### [Exercise description]
Every line below that contains "standalone" is to be copied.

_ _ _ _ _

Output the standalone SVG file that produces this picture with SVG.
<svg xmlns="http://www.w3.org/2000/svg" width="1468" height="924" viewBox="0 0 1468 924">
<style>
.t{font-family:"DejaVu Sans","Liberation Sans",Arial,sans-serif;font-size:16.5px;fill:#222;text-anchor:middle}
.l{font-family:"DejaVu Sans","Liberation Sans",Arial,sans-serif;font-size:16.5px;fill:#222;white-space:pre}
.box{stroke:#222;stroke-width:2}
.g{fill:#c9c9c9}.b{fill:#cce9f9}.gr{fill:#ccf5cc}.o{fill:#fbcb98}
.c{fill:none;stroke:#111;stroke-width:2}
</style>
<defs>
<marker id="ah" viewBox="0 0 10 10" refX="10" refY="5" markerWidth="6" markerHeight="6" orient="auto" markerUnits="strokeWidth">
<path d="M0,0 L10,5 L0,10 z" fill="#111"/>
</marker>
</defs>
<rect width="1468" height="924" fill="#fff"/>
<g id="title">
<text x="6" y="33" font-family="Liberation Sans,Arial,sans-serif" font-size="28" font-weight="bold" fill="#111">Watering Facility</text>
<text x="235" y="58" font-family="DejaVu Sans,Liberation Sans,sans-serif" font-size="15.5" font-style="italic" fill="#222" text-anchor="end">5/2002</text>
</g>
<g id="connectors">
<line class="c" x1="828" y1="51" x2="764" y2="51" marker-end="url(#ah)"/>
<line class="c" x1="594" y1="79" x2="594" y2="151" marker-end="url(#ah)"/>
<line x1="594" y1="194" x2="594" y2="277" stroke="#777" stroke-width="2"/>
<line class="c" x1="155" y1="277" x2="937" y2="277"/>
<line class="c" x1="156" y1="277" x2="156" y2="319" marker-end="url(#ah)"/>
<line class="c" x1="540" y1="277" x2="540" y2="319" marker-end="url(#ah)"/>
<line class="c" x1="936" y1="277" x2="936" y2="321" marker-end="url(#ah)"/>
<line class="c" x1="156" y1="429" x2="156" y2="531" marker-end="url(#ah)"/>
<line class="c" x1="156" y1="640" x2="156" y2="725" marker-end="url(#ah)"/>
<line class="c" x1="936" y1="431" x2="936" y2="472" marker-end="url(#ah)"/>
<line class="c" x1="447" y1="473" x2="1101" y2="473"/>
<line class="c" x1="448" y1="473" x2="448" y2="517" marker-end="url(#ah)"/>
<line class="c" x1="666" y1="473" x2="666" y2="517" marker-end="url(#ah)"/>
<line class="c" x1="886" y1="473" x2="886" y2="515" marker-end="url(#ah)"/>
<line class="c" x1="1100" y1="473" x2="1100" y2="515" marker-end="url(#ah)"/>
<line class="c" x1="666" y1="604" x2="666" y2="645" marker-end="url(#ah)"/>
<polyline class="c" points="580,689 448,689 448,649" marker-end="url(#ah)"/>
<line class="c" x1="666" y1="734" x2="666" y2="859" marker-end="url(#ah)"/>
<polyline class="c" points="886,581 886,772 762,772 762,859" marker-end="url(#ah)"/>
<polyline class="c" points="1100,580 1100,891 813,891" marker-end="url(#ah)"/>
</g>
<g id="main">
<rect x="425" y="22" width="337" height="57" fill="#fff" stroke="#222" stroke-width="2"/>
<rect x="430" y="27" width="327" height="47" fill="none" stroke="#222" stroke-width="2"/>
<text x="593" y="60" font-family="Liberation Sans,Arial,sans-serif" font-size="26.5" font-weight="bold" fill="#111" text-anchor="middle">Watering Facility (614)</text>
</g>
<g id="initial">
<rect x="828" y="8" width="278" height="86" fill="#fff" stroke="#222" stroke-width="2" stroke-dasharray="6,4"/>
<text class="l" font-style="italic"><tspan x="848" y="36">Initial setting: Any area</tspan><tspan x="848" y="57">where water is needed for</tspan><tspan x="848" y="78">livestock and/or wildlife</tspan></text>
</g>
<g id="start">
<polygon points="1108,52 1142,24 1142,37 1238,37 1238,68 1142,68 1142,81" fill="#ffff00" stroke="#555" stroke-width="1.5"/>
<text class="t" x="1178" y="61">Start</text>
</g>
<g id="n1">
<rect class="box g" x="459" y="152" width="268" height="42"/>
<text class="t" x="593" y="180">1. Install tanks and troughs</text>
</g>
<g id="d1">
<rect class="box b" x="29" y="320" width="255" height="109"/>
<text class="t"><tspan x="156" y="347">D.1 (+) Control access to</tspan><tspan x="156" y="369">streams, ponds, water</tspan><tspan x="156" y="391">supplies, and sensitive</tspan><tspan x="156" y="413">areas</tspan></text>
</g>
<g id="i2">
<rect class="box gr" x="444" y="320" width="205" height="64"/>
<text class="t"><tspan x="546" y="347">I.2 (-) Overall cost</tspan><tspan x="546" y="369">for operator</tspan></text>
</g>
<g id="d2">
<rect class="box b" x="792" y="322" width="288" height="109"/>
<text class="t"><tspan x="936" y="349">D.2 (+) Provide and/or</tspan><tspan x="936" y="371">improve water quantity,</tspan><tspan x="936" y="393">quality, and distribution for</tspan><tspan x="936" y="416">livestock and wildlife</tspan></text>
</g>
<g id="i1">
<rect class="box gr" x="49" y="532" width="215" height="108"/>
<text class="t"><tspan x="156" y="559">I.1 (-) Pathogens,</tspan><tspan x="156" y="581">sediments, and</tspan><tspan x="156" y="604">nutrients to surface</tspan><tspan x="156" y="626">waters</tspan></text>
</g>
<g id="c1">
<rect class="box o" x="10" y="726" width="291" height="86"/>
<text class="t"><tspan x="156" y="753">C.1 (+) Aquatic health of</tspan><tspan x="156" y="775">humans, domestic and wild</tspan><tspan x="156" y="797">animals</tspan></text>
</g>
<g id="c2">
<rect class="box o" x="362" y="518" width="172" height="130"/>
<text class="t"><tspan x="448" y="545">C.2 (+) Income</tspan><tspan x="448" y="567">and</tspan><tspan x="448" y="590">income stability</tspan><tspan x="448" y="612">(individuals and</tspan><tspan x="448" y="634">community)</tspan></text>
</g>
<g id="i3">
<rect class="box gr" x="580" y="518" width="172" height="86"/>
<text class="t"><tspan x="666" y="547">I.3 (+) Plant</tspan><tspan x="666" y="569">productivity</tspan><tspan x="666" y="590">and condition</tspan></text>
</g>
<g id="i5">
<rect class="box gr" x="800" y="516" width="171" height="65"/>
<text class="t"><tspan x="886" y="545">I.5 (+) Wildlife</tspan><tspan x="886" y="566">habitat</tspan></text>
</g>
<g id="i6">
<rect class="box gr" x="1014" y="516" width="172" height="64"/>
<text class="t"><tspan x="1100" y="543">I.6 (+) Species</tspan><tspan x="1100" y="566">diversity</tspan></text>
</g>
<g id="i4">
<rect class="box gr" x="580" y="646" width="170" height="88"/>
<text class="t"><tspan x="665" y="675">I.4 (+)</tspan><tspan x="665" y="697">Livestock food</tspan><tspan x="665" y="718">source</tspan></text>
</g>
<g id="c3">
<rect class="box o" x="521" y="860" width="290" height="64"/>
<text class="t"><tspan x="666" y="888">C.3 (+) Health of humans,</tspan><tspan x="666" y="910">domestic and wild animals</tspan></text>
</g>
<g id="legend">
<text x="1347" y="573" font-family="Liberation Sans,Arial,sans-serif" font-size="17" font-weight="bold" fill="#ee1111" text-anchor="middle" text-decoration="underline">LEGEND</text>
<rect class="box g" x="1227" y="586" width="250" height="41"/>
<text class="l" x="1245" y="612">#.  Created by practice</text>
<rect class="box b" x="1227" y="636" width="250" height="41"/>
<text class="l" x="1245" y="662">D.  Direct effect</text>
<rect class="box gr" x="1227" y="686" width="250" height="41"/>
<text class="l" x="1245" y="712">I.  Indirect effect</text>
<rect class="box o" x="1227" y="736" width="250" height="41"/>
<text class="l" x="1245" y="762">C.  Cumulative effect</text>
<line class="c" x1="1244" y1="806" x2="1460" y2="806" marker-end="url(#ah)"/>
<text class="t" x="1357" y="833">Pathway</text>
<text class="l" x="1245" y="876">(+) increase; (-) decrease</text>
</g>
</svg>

_ _ _ _ _

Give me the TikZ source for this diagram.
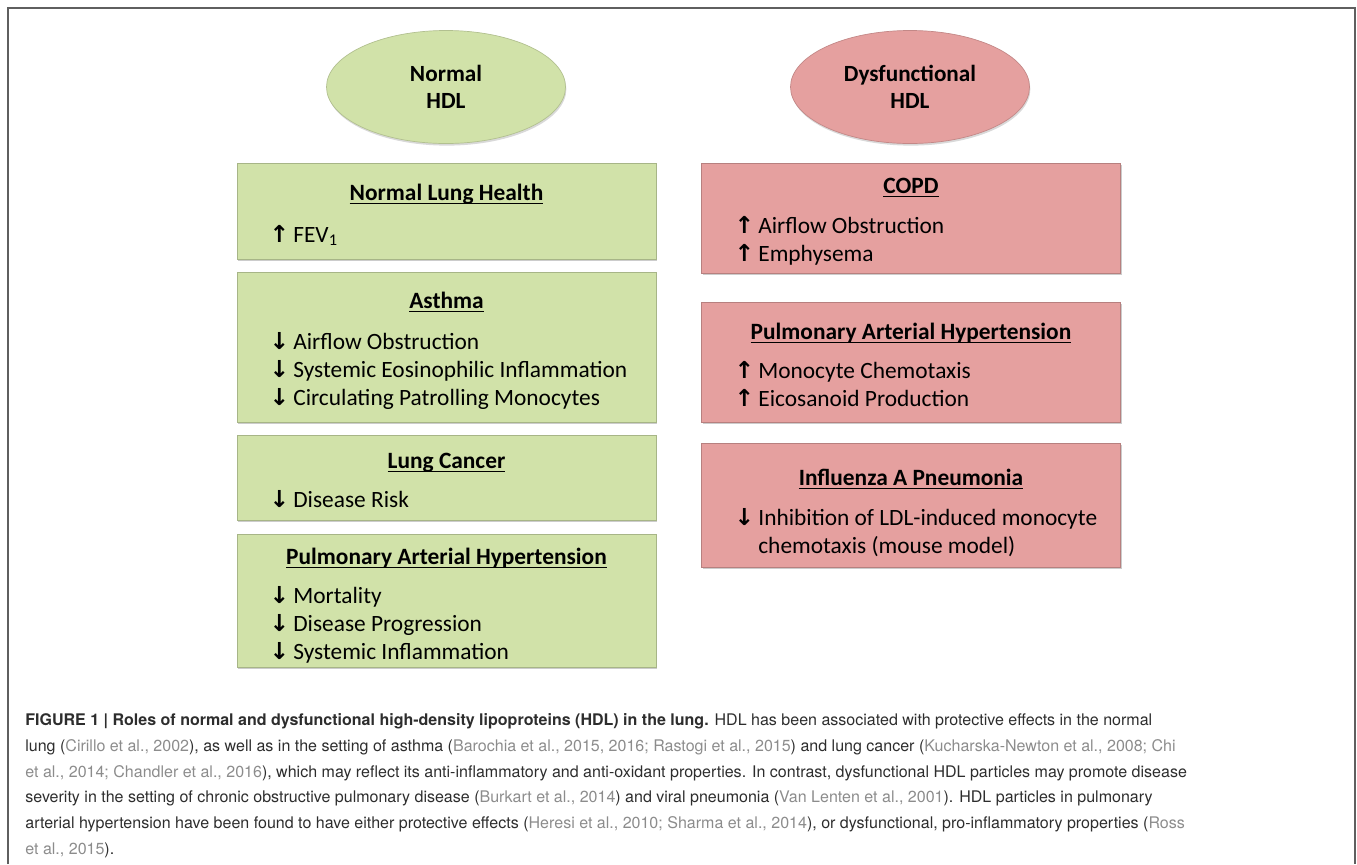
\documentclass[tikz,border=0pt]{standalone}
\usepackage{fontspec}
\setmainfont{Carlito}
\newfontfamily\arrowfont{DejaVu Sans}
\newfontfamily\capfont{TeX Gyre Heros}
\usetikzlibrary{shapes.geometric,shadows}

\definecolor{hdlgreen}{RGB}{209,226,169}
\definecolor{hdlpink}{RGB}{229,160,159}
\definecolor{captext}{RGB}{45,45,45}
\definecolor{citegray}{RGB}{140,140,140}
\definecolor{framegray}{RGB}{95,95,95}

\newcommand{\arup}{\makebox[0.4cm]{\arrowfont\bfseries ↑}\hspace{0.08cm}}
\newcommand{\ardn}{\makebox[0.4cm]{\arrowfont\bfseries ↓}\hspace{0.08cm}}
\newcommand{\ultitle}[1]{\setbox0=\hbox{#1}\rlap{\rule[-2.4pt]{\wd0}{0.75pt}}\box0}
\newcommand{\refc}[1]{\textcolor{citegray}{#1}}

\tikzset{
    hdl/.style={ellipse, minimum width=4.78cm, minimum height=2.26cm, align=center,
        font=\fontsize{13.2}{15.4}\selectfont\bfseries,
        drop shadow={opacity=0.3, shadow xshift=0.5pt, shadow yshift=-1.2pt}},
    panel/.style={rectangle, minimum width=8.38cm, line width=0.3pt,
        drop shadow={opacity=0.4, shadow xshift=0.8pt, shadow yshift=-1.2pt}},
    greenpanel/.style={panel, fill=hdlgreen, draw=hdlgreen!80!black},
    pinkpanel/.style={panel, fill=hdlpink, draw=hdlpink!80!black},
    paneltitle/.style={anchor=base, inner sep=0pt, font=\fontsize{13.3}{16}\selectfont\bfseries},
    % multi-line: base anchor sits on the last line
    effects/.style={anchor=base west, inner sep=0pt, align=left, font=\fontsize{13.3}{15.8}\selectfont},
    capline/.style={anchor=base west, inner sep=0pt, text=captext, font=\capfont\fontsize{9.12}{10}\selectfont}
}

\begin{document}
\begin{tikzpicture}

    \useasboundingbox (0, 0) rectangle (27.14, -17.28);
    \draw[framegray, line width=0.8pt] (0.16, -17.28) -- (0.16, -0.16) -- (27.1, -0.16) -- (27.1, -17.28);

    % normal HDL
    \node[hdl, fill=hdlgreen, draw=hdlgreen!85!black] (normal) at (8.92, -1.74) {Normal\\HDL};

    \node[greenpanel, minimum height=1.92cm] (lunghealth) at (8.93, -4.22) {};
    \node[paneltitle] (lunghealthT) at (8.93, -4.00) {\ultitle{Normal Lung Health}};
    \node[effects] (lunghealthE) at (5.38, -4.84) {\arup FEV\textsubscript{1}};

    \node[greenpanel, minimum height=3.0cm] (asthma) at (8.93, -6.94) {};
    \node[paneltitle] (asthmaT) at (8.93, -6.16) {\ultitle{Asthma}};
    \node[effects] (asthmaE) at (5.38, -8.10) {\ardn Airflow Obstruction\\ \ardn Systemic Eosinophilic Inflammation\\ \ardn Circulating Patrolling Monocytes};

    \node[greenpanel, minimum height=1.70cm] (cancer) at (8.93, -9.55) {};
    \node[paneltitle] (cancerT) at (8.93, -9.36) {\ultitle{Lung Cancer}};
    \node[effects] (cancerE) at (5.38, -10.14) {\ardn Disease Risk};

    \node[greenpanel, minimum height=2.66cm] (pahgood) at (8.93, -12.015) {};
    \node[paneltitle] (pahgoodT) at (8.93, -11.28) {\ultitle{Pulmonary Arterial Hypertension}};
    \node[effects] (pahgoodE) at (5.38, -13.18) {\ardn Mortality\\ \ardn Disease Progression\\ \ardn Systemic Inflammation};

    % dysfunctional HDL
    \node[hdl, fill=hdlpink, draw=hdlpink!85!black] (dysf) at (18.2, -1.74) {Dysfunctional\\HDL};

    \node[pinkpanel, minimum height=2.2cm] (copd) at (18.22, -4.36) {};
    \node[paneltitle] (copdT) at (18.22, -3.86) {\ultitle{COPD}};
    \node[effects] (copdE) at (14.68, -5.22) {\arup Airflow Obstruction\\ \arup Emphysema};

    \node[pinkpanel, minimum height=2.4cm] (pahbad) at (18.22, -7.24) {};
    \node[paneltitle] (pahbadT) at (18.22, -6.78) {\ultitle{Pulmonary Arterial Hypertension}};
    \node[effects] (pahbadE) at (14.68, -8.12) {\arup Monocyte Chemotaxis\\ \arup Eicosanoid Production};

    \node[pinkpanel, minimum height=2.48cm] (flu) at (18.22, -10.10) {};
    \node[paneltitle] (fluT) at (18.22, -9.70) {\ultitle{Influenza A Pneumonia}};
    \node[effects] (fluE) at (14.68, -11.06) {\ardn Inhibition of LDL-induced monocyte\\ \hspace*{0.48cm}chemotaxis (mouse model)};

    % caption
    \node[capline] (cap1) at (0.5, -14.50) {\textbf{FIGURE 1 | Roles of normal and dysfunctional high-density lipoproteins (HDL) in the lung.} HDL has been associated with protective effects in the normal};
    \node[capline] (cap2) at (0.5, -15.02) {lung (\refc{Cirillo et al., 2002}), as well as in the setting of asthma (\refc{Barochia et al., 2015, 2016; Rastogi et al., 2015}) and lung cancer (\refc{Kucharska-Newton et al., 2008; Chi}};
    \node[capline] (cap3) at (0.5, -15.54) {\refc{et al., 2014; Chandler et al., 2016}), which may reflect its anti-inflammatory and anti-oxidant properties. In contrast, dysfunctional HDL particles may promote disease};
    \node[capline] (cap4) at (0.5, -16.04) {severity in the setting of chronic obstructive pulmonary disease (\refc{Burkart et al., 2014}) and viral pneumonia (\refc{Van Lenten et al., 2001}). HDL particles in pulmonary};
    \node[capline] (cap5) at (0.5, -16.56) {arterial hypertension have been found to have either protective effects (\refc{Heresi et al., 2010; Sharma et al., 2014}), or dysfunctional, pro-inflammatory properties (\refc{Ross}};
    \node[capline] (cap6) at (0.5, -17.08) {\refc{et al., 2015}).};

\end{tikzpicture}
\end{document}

_ _ _ _ _

### [Worked answer]
Output the standalone SVG file that produces this picture with SVG.
\documentclass[tikz,border=0pt]{standalone}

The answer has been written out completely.